確かに、監督なのに自分のイメージで映画を撮らず、スタッフ・キャストにまでアイディアを募るのは一見不可思議に思えます。
しかし同時に思うのです。
なにもかも監督がイメージしていて、全てが監督の思った通りに作られる映画にスタッフ・キャストとして参加して楽しいのか? 良いものが作れるのか? と。
自分が映画にスタッフ・キャストとして関わる立場だったならば、自分の担当するセクションについて自分なりの意見を持つだろうし、それが映画を良くするのなら採用して欲しいと願うはずです。
ドキュメンタリー番組での某監督に、スタッフ・キャストは自分の思いつきをトライする機会を与えてもらえただけでもありがたいことではなかったのではないでしょうか?
しかしながら、そのスタッフ・キャストから募った意見やアイディアが、完成本編では使われないことがよくあることも分かります。
映画はスタッフ・キャストの満足の為に作られるわけではなく、映画は完成して見た人を満足(そして儲け)させる為に作られるのです。
その優先順位が覆ったらロクなことになりません。
この『映画大好きポンポさん』の終盤では、まさにその本編では採用されるされなかった問題にフォーカスされるのが見どころだと思うのです。
本作の終盤は、監督初挑戦のジーンが、映画『MEISTER』を完成させる為に、いかな苦渋の決断を下すのかがクライマックスとなるのです。

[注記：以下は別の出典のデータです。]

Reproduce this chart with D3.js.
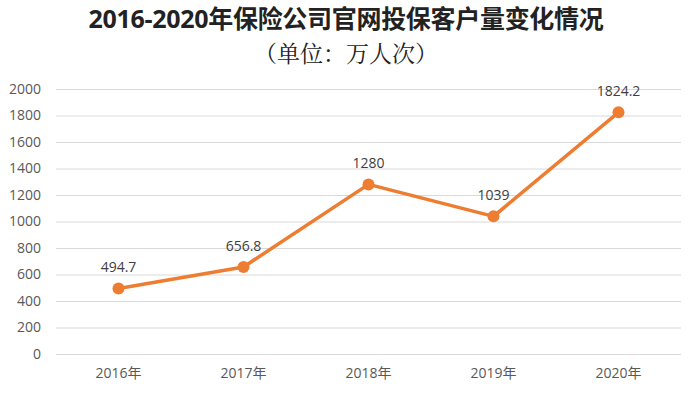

はたして、ジーン監督はいかな答えにたどりつくのか? 本作未見の方はどうかその目でご確認下さい。
さてここでいつものトリビア。
本作の原作マンガでは、主要キャラ全員に好きな映画三本が設定されています。
ポンポさんの場合は『セッション』『デス・プルーフ』『フランケン・ウィニー』!!!
お‥‥‥おう!!
‥‥‥ってなわけで『映画大好きポンポさん』もし未見でしたらオススメですぜ!!